Fevers and Mirrors (Saddle Creek)
By: Alex Steininger
Frontman Conor Oberst delivers heart-wrenching performances track after track, as his bleeding heart voice and heart-on-the-sleeve lyrics permeate the songs, giving them the distinct edge that make them Bright Eyes tunes. On Fevers and Mirrors Oberst and company reach deep into their souls to capture the awkwardness, insecurities, and confusion of youth, re-telling them with a folk-pop backdrop etching them into your conscious.
The noise of "The Calendar Hung Itself" bleeds into the trembling tenderness of "Something Vague," where Oberst's voice tries to overcome its uneasiness to capture the pain running through his brain as he sings the words that help him deal with his inner self. "The Movement Of A Hand" gently sways back and forth between hook-laden pop and easy-going folk, while "Haligh, Haligh, A Lie, Haligh" finds Bright Eyes tapping into their country influences.
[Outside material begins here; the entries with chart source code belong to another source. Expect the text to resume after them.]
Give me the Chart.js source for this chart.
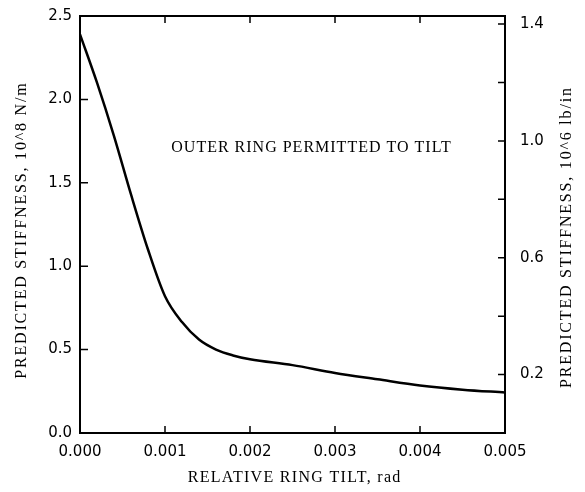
<!DOCTYPE html>
<html>
<head>
<meta charset="utf-8">
<script src="https://cdn.jsdelivr.net/npm/chart.js@4"></script>
<style>
  html, body { margin: 0; padding: 0; background: #fff; }
  #wrap { width: 585px; height: 492px; }
</style>
</head>
<body>
<div id="wrap"><canvas id="chart" width="585" height="492"></canvas></div>
<script>
// data
const tilt = [0, 0.0002, 0.0004, 0.0006, 0.0008, 0.001, 0.0012, 0.0014, 0.0016, 0.0018, 0.002, 0.0025, 0.003, 0.0035, 0.004, 0.0045, 0.005];
const stiffness = [2.39, 2.10, 1.78, 1.43, 1.10, 0.82, 0.665, 0.56, 0.50, 0.465, 0.442, 0.407, 0.36, 0.322, 0.285, 0.26, 0.243];

const xTicks = [0, 0.001, 0.002, 0.003, 0.004, 0.005];
const leftTicks = [0, 0.5, 1.0, 1.5, 2.0, 2.5];
const rightTicks = [0.2, 0.4, 0.6, 0.8, 1.0, 1.2, 1.4];
const rightLabeled = [0.2, 0.6, 1.0, 1.4];

const NM_PER_LBIN = 175.127; // 1 lb/in = 175.127 N/m
const leftMax = 2.5;
const rightMax = leftMax * 1e8 / NM_PER_LBIN / 1e6;

const serif = "'Liberation Serif', serif";
const sans = "'DejaVu Sans', sans-serif";

function spacedText(ctx, text, x, y, spacing) {
    ctx.letterSpacing = spacing + 'px';
    // letterSpacing adds a trailing gap, shift back by half of it
    ctx.fillText(text, x + spacing / 2, y);
    ctx.letterSpacing = '0px';
}

function fixSide(s) {
    s.width = 80;
    s.paddingTop = 0;
    s.paddingBottom = 0;
}

const framePlugin = {
    id: 'frame',
    afterDraw(chart) {
        const ctx = chart.ctx;
        const a = chart.chartArea;
        const x = chart.scales.x, y = chart.scales.y, y2 = chart.scales.y2;
        ctx.save();
        ctx.strokeStyle = '#000';
        ctx.lineWidth = 2;
        ctx.strokeRect(a.left, a.top, a.right - a.left, a.bottom - a.top);

        ctx.lineWidth = 1.5;
        ctx.beginPath();
        xTicks.forEach(v => {
            const px = x.getPixelForValue(v);
            ctx.moveTo(px, a.bottom); ctx.lineTo(px, a.bottom - 7);
            ctx.moveTo(px, a.top); ctx.lineTo(px, a.top + 7);
        });
        leftTicks.forEach(v => {
            const py = y.getPixelForValue(v);
            ctx.moveTo(a.left, py); ctx.lineTo(a.left + 8, py);
        });
        rightTicks.forEach(v => {
            const py = y2.getPixelForValue(v);
            ctx.moveTo(a.right, py); ctx.lineTo(a.right - 7, py);
        });
        ctx.stroke();

        ctx.fillStyle = '#000';
        ctx.font = '16px ' + serif;
        ctx.textAlign = 'center';
        ctx.textBaseline = 'middle';
        spacedText(ctx, 'RELATIVE RING TILT, rad', 294, 478, 1.3);
        spacedText(ctx, 'OUTER RING PERMITTED TO TILT', 311, 148, 1.0);

        ctx.save();
        ctx.translate(22, 231);
        ctx.rotate(-Math.PI / 2);
        spacedText(ctx, 'PREDICTED STIFFNESS, 10^8 N/m', 0, 0, 1.8);
        ctx.restore();

        ctx.save();
        ctx.translate(567, 238);
        ctx.rotate(-Math.PI / 2);
        spacedText(ctx, 'PREDICTED STIFFNESS, 10^6 lb/in', 0, 0, 1.8);
        ctx.restore();

        ctx.restore();
    }
};

new Chart(document.getElementById('chart'), {
    type: 'scatter',
    data: {
        datasets: [{
            data: tilt.map((t, i) => ({ x: t, y: stiffness[i] })),
            showLine: true,
            borderColor: '#000',
            borderWidth: 2.5,
            pointRadius: 0,
            cubicInterpolationMode: 'monotone',
            yAxisID: 'y'
        }]
    },
    options: {
        responsive: false,
        animation: false,
        events: [],
        layout: { padding: { top: 16 } },
        plugins: {
            legend: { display: false },
            tooltip: { enabled: false }
        },
        scales: {
            x: {
                type: 'linear',
                min: 0,
                max: 0.005,
                afterFit: s => { s.height = 59; },
                afterBuildTicks: s => { s.ticks = xTicks.map(v => ({ value: v })); },
                grid: { display: false, drawTicks: false },
                border: { display: false },
                ticks: {
                    padding: 10,
                    color: '#000',
                    font: { family: sans, size: 15 },
                    callback: v => v.toFixed(3)
                }
            },
            y: {
                position: 'left',
                min: 0,
                max: leftMax,
                afterFit: fixSide,
                afterBuildTicks: s => { s.ticks = leftTicks.map(v => ({ value: v })); },
                grid: { display: false, drawTicks: false },
                border: { display: false },
                ticks: {
                    padding: 8,
                    color: '#000',
                    font: { family: sans, size: 15 },
                    callback: v => v.toFixed(1)
                }
            },
            y2: {
                position: 'right',
                min: 0,
                max: rightMax,
                afterFit: fixSide,
                afterBuildTicks: s => { s.ticks = rightTicks.map(v => ({ value: v })); },
                grid: { display: false, drawTicks: false },
                border: { display: false },
                ticks: {
                    padding: 15,
                    color: '#000',
                    font: { family: sans, size: 15 },
                    callback: v => rightLabeled.some(r => Math.abs(r - v) < 1e-9) ? v.toFixed(1) : ''
                }
            }
        }
    },
    plugins: [framePlugin]
});
</script>
</body>
</html>
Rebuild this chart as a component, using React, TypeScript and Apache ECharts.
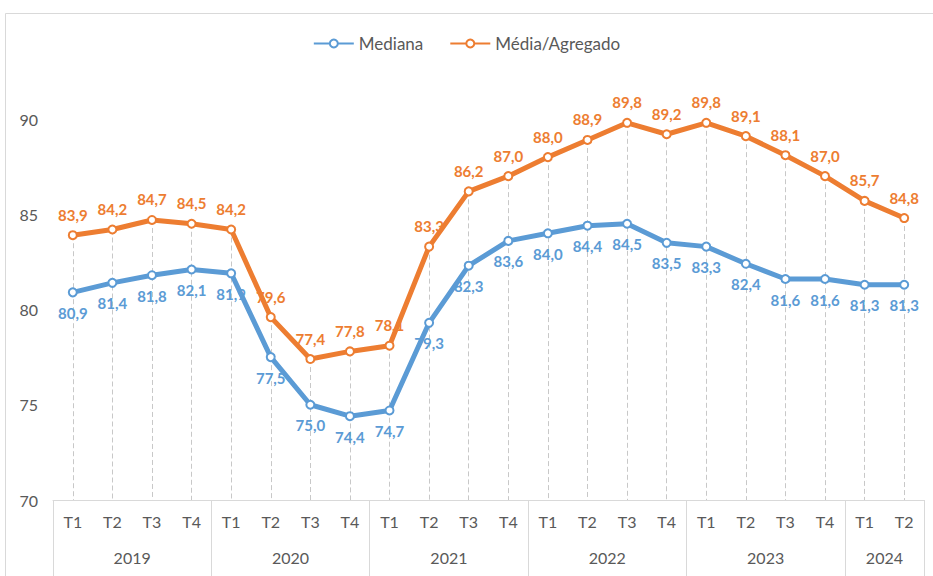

Oberst's voice is truly the gold that makes Bright Eyes work. His youthfulness helps, as does his poignant lyrics, but it's the trembling, shaky-at-best vocals that make the songs run through your head, over and over again, as a piece of Oberst breaks off into your mind each and every time you listen to the album. When all is said and done, this is a magnificent album. I'll give it an A.